Sunday 9 May 2010

Power Corrupts

In my youth, I could never see the sense of the saying Power corrupts: absolute power corrupts absolutely. It seemed to have no logical basis. But, in the UK, our experience of "strong" third term governments with large majorities seems to make the point.

Obviously Thatcher was a bully from the off; and Blair compromised on so much that it was never strictly accurate to call it a "Labour" government.

But the absolute power that absolutely shocked me [putting aside the weapons of mass unlikelihood], was the amount of educational expert advice which was dismissed and ridiculed, and even left unread.

The Cambridge Primary Review [published October 2009], welcomed by most educationalists was sneered at Eddie and Vern. They misunderstood the most basic of reccommendations: that formal education shouldn't start till after children are six. They took this to mean no schooling till seven, and publicly dismissed the report almost as it was published.

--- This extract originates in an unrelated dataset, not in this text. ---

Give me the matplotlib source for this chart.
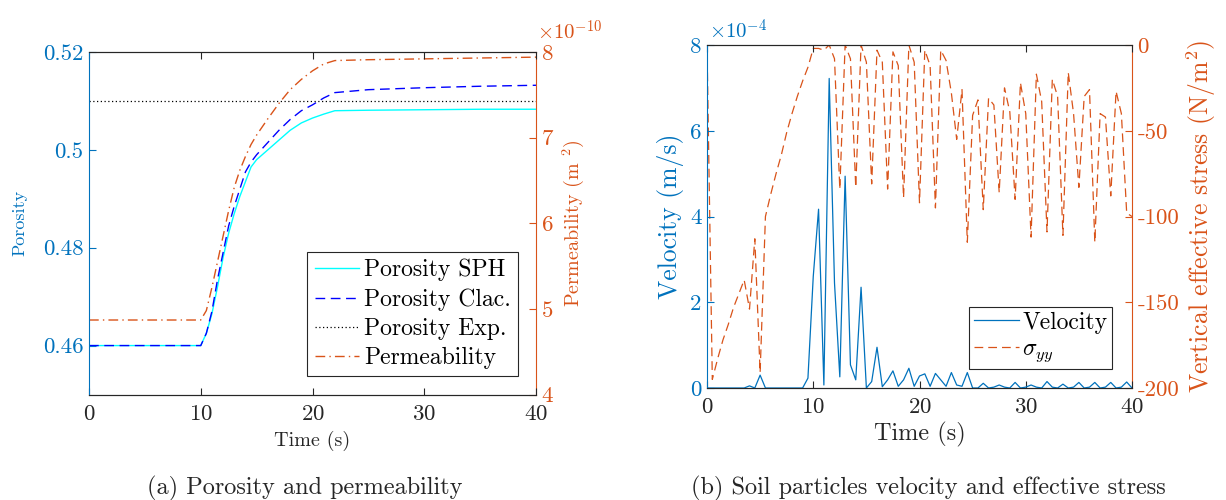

Price Cooper Waterhouse concluded in their recent report [2008?] that academies per se made no difference to standards. But still Eddie and Vern continued in their quest to de-stabilise inner-cities communities by mashing up and smashing up the bog-standard schools in order to produce no overall improvement at all. Lives lost, careers in tatters, families and friends separated, demand for mental health health services at breaking point, really really rubbish building erected at some public expense, communities in chaos, and what for? Well, for no overall improvement in standards.

And power also appears to corrupt locally. Let's take our local council, and its relation to City of Leeds School, one of the three schools which essentially this blog was set up to defend.

We have written letters as part of the "consultation" on closure and academisation. But as we have to submit our objections to the very company who is demanding our closure, we naturally don't trust the system. And we usually send copies of our objections to our councillors as well.

Our Head of History sent his objections, as per, round the councillors with a demand of notification of recipient opening it [there's probably a technical term for this]. And yes, one Leeds councillor, who will, in time, vote on closing this school, did not even open the email setting out quite rational arguments why it should stay open.

Add that to the Lib Dem councillor who publicly described City Of Leeds School as "poor", and you have to question what good is power if those wielding it don't do so in an informed manner. I am rather thinking that these people will eventually be taught a lesson by History itself.